Objective ▸
Take all the material and copy it exactly.
** begin Dataset extract **
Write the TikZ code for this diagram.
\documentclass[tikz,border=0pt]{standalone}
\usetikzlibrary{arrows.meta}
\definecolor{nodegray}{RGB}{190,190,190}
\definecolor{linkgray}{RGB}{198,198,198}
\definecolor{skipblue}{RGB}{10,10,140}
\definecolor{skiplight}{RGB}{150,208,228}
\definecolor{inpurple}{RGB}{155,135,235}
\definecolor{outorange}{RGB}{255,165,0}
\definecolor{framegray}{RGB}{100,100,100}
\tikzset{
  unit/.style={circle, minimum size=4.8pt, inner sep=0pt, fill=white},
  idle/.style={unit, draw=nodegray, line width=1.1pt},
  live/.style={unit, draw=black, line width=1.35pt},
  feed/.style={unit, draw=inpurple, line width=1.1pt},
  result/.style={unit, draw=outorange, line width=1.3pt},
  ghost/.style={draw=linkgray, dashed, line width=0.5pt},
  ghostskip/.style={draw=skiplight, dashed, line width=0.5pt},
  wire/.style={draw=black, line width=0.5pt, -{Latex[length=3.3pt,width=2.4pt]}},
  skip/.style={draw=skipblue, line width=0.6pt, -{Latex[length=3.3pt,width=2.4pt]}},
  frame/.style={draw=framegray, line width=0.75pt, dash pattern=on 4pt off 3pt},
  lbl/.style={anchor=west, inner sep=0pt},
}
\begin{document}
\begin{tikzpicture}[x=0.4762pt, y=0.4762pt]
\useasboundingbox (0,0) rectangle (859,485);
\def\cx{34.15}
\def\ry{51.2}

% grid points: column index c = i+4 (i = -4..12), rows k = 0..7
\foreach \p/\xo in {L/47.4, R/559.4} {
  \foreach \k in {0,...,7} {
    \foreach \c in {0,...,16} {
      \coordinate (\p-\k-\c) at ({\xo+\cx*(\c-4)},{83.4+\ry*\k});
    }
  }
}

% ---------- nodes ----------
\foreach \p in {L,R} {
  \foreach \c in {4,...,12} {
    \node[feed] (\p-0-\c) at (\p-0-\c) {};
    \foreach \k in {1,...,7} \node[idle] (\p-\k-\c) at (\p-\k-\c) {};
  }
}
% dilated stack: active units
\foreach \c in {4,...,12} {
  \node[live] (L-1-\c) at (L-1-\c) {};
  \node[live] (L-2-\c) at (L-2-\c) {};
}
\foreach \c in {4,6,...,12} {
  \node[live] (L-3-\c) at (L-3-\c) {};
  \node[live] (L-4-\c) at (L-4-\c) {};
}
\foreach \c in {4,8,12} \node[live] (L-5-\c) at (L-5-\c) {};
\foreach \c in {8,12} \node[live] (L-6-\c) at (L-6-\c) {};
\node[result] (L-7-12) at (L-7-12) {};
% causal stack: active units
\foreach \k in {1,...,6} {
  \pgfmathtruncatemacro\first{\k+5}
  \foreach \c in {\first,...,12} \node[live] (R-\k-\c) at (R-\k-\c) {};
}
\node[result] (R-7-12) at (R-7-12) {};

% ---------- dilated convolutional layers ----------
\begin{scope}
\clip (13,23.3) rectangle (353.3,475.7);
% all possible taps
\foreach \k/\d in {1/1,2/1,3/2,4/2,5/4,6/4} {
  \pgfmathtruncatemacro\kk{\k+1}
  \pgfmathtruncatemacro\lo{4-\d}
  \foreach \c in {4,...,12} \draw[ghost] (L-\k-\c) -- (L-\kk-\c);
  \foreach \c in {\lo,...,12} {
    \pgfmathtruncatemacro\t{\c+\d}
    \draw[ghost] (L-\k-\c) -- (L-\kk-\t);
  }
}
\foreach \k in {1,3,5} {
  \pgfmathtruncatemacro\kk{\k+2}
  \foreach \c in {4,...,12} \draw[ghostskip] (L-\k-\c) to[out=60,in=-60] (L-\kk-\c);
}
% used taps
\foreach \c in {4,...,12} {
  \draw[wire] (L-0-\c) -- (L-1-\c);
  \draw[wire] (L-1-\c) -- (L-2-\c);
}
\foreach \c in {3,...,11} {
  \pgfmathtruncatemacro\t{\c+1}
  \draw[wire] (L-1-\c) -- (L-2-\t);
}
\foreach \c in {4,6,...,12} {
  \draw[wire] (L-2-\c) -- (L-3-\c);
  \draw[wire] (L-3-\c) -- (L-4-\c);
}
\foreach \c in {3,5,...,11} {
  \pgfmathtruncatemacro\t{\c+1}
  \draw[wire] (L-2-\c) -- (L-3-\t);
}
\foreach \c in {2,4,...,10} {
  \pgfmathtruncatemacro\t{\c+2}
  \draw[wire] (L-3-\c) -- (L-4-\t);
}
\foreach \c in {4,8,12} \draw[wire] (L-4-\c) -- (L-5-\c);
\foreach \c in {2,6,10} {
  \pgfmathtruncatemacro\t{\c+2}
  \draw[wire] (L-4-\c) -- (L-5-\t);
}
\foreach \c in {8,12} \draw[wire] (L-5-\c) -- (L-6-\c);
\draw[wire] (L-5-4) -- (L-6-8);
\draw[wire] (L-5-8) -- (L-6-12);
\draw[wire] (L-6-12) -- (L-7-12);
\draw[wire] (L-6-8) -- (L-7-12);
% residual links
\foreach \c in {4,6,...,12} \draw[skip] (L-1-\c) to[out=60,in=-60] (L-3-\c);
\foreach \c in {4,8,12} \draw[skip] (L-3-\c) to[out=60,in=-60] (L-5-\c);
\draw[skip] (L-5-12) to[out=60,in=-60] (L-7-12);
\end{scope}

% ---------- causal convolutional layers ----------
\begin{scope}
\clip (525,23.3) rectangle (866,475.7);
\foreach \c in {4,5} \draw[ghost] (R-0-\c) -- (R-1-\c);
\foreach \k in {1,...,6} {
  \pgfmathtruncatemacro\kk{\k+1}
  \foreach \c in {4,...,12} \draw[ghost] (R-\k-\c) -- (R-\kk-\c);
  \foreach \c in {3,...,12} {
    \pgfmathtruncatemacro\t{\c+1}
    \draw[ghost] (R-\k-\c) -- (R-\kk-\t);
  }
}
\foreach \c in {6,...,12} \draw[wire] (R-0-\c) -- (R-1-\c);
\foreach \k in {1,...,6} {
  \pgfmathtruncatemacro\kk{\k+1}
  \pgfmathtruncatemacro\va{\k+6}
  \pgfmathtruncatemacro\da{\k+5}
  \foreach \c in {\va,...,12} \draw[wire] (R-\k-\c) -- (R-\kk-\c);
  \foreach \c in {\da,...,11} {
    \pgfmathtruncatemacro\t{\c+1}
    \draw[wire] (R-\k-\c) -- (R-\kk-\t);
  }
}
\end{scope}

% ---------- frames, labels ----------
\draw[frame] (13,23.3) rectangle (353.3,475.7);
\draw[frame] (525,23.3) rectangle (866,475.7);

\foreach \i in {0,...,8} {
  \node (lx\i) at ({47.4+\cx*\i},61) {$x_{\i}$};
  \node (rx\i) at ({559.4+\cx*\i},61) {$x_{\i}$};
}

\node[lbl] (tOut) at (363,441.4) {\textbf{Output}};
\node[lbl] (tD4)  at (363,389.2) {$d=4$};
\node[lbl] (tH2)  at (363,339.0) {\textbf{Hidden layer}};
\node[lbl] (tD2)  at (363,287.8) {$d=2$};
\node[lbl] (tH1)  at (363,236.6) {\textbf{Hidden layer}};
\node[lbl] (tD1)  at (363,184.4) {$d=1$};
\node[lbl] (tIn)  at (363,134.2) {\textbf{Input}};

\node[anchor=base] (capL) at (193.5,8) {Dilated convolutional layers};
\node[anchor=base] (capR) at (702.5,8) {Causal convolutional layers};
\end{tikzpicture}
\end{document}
** end Dataset extract **
Response to the task ▸
Write the TikZ code for this diagram.
\documentclass[tikz,border=0pt]{standalone}
\usetikzlibrary{arrows.meta}
\definecolor{nodegray}{RGB}{190,190,190}
\definecolor{linkgray}{RGB}{198,198,198}
\definecolor{skipblue}{RGB}{10,10,140}
\definecolor{skiplight}{RGB}{150,208,228}
\definecolor{inpurple}{RGB}{155,135,235}
\definecolor{outorange}{RGB}{255,165,0}
\definecolor{framegray}{RGB}{100,100,100}
\tikzset{
  unit/.style={circle, minimum size=4.8pt, inner sep=0pt, fill=white},
  idle/.style={unit, draw=nodegray, line width=1.1pt},
  live/.style={unit, draw=black, line width=1.35pt},
  feed/.style={unit, draw=inpurple, line width=1.1pt},
  result/.style={unit, draw=outorange, line width=1.3pt},
  ghost/.style={draw=linkgray, dashed, line width=0.5pt},
  ghostskip/.style={draw=skiplight, dashed, line width=0.5pt},
  wire/.style={draw=black, line width=0.5pt, -{Latex[length=3.3pt,width=2.4pt]}},
  skip/.style={draw=skipblue, line width=0.6pt, -{Latex[length=3.3pt,width=2.4pt]}},
  frame/.style={draw=framegray, line width=0.75pt, dash pattern=on 4pt off 3pt},
  lbl/.style={anchor=west, inner sep=0pt},
}
\begin{document}
\begin{tikzpicture}[x=0.4762pt, y=0.4762pt]
\useasboundingbox (0,0) rectangle (859,485);
\def\cx{34.15}
\def\ry{51.2}

% grid points: column index c = i+4 (i = -4..12), rows k = 0..7
\foreach \p/\xo in {L/47.4, R/559.4} {
  \foreach \k in {0,...,7} {
    \foreach \c in {0,...,16} {
      \coordinate (\p-\k-\c) at ({\xo+\cx*(\c-4)},{83.4+\ry*\k});
    }
  }
}

% ---------- nodes ----------
\foreach \p in {L,R} {
  \foreach \c in {4,...,12} {
    \node[feed] (\p-0-\c) at (\p-0-\c) {};
    \foreach \k in {1,...,7} \node[idle] (\p-\k-\c) at (\p-\k-\c) {};
  }
}
% dilated stack: active units
\foreach \c in {4,...,12} {
  \node[live] (L-1-\c) at (L-1-\c) {};
  \node[live] (L-2-\c) at (L-2-\c) {};
}
\foreach \c in {4,6,...,12} {
  \node[live] (L-3-\c) at (L-3-\c) {};
  \node[live] (L-4-\c) at (L-4-\c) {};
}
\foreach \c in {4,8,12} \node[live] (L-5-\c) at (L-5-\c) {};
\foreach \c in {8,12} \node[live] (L-6-\c) at (L-6-\c) {};
\node[result] (L-7-12) at (L-7-12) {};
% causal stack: active units
\foreach \k in {1,...,6} {
  \pgfmathtruncatemacro\first{\k+5}
  \foreach \c in {\first,...,12} \node[live] (R-\k-\c) at (R-\k-\c) {};
}
\node[result] (R-7-12) at (R-7-12) {};

% ---------- dilated convolutional layers ----------
\begin{scope}
\clip (13,23.3) rectangle (353.3,475.7);
% all possible taps
\foreach \k/\d in {1/1,2/1,3/2,4/2,5/4,6/4} {
  \pgfmathtruncatemacro\kk{\k+1}
  \pgfmathtruncatemacro\lo{4-\d}
  \foreach \c in {4,...,12} \draw[ghost] (L-\k-\c) -- (L-\kk-\c);
  \foreach \c in {\lo,...,12} {
    \pgfmathtruncatemacro\t{\c+\d}
    \draw[ghost] (L-\k-\c) -- (L-\kk-\t);
  }
}
\foreach \k in {1,3,5} {
  \pgfmathtruncatemacro\kk{\k+2}
  \foreach \c in {4,...,12} \draw[ghostskip] (L-\k-\c) to[out=60,in=-60] (L-\kk-\c);
}
% used taps
\foreach \c in {4,...,12} {
  \draw[wire] (L-0-\c) -- (L-1-\c);
  \draw[wire] (L-1-\c) -- (L-2-\c);
}
\foreach \c in {3,...,11} {
  \pgfmathtruncatemacro\t{\c+1}
  \draw[wire] (L-1-\c) -- (L-2-\t);
}
\foreach \c in {4,6,...,12} {
  \draw[wire] (L-2-\c) -- (L-3-\c);
  \draw[wire] (L-3-\c) -- (L-4-\c);
}
\foreach \c in {3,5,...,11} {
  \pgfmathtruncatemacro\t{\c+1}
  \draw[wire] (L-2-\c) -- (L-3-\t);
}
\foreach \c in {2,4,...,10} {
  \pgfmathtruncatemacro\t{\c+2}
  \draw[wire] (L-3-\c) -- (L-4-\t);
}
\foreach \c in {4,8,12} \draw[wire] (L-4-\c) -- (L-5-\c);
\foreach \c in {2,6,10} {
  \pgfmathtruncatemacro\t{\c+2}
  \draw[wire] (L-4-\c) -- (L-5-\t);
}
\foreach \c in {8,12} \draw[wire] (L-5-\c) -- (L-6-\c);
\draw[wire] (L-5-4) -- (L-6-8);
\draw[wire] (L-5-8) -- (L-6-12);
\draw[wire] (L-6-12) -- (L-7-12);
\draw[wire] (L-6-8) -- (L-7-12);
% residual links
\foreach \c in {4,6,...,12} \draw[skip] (L-1-\c) to[out=60,in=-60] (L-3-\c);
\foreach \c in {4,8,12} \draw[skip] (L-3-\c) to[out=60,in=-60] (L-5-\c);
\draw[skip] (L-5-12) to[out=60,in=-60] (L-7-12);
\end{scope}

% ---------- causal convolutional layers ----------
\begin{scope}
\clip (525,23.3) rectangle (866,475.7);
\foreach \c in {4,5} \draw[ghost] (R-0-\c) -- (R-1-\c);
\foreach \k in {1,...,6} {
  \pgfmathtruncatemacro\kk{\k+1}
  \foreach \c in {4,...,12} \draw[ghost] (R-\k-\c) -- (R-\kk-\c);
  \foreach \c in {3,...,12} {
    \pgfmathtruncatemacro\t{\c+1}
    \draw[ghost] (R-\k-\c) -- (R-\kk-\t);
  }
}
\foreach \c in {6,...,12} \draw[wire] (R-0-\c) -- (R-1-\c);
\foreach \k in {1,...,6} {
  \pgfmathtruncatemacro\kk{\k+1}
  \pgfmathtruncatemacro\va{\k+6}
  \pgfmathtruncatemacro\da{\k+5}
  \foreach \c in {\va,...,12} \draw[wire] (R-\k-\c) -- (R-\kk-\c);
  \foreach \c in {\da,...,11} {
    \pgfmathtruncatemacro\t{\c+1}
    \draw[wire] (R-\k-\c) -- (R-\kk-\t);
  }
}
\end{scope}

% ---------- frames, labels ----------
\draw[frame] (13,23.3) rectangle (353.3,475.7);
\draw[frame] (525,23.3) rectangle (866,475.7);

\foreach \i in {0,...,8} {
  \node (lx\i) at ({47.4+\cx*\i},61) {$x_{\i}$};
  \node (rx\i) at ({559.4+\cx*\i},61) {$x_{\i}$};
}

\node[lbl] (tOut) at (363,441.4) {\textbf{Output}};
\node[lbl] (tD4)  at (363,389.2) {$d=4$};
\node[lbl] (tH2)  at (363,339.0) {\textbf{Hidden layer}};
\node[lbl] (tD2)  at (363,287.8) {$d=2$};
\node[lbl] (tH1)  at (363,236.6) {\textbf{Hidden layer}};
\node[lbl] (tD1)  at (363,184.4) {$d=1$};
\node[lbl] (tIn)  at (363,134.2) {\textbf{Input}};

\node[anchor=base] (capL) at (193.5,8) {Dilated convolutional layers};
\node[anchor=base] (capR) at (702.5,8) {Causal convolutional layers};
\end{tikzpicture}
\end{document}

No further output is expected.